Some say Sao Paulo is his last shot, and it’s starting to slip away. And the worst of it is that, in Brazil, most fans – and even the club – would tolerate such nonsense if he was performing like a real sovereign on the pitch.
But a month and a half after his debut, not only has he dismally failed to find his A game but he's beginning to cause trouble. And all the while, Borges, his replacement, is coming on strong, doing what people were expecting from the star man.
Sure, the media can obey and keep calling him Emperor – even change his name to Adrianus, in a good old-fashioned Latin way. But it won’t do any good if he doesn’t elevate his game.
It might not have happened back in the Roman Empire, but in the wild world of Brazilian football, Adriano should be well aware, even an Emperor can be thrown to the lions.
It is sad to see the guy throw away everything he worked so hard for. He had it all, but now is falling deeper and deeper into that pit of lions.
Going back to Brazil was not his best idea in my opinion.
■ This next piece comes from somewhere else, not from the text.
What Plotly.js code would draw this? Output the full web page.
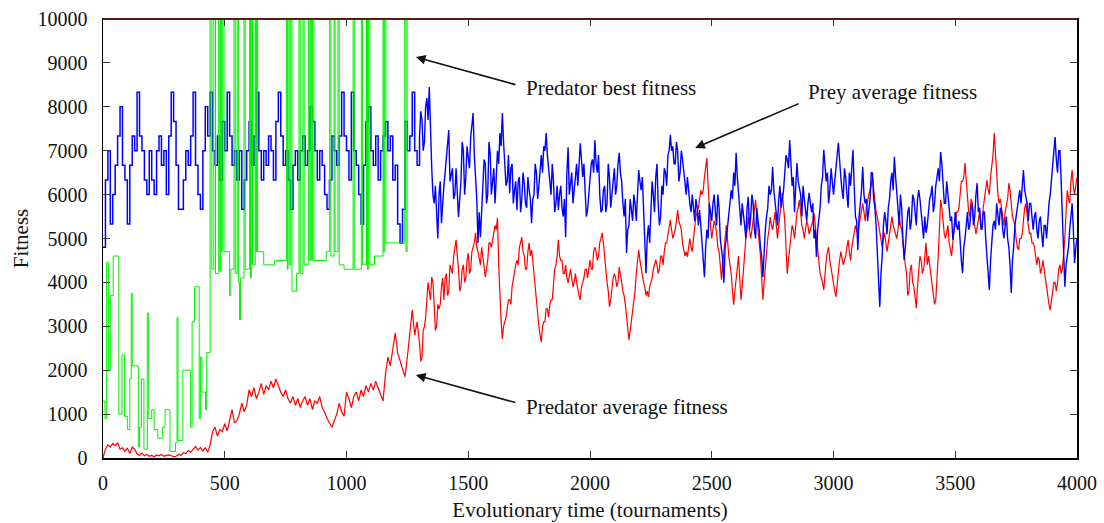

Over there they have a higher expectation of what they should expect from him whereas I think in Europe the mentality for rehabilitating a broken player is a lot more professional and orderly.
If he had joined someone in Europe like in France or Germany (or even with Sam Allardyce when he was at Newcastle) he would still be able to play a european style and not have deal with the chaos that goes on behind the scenes in Brazilian football and I think this would have helped him more.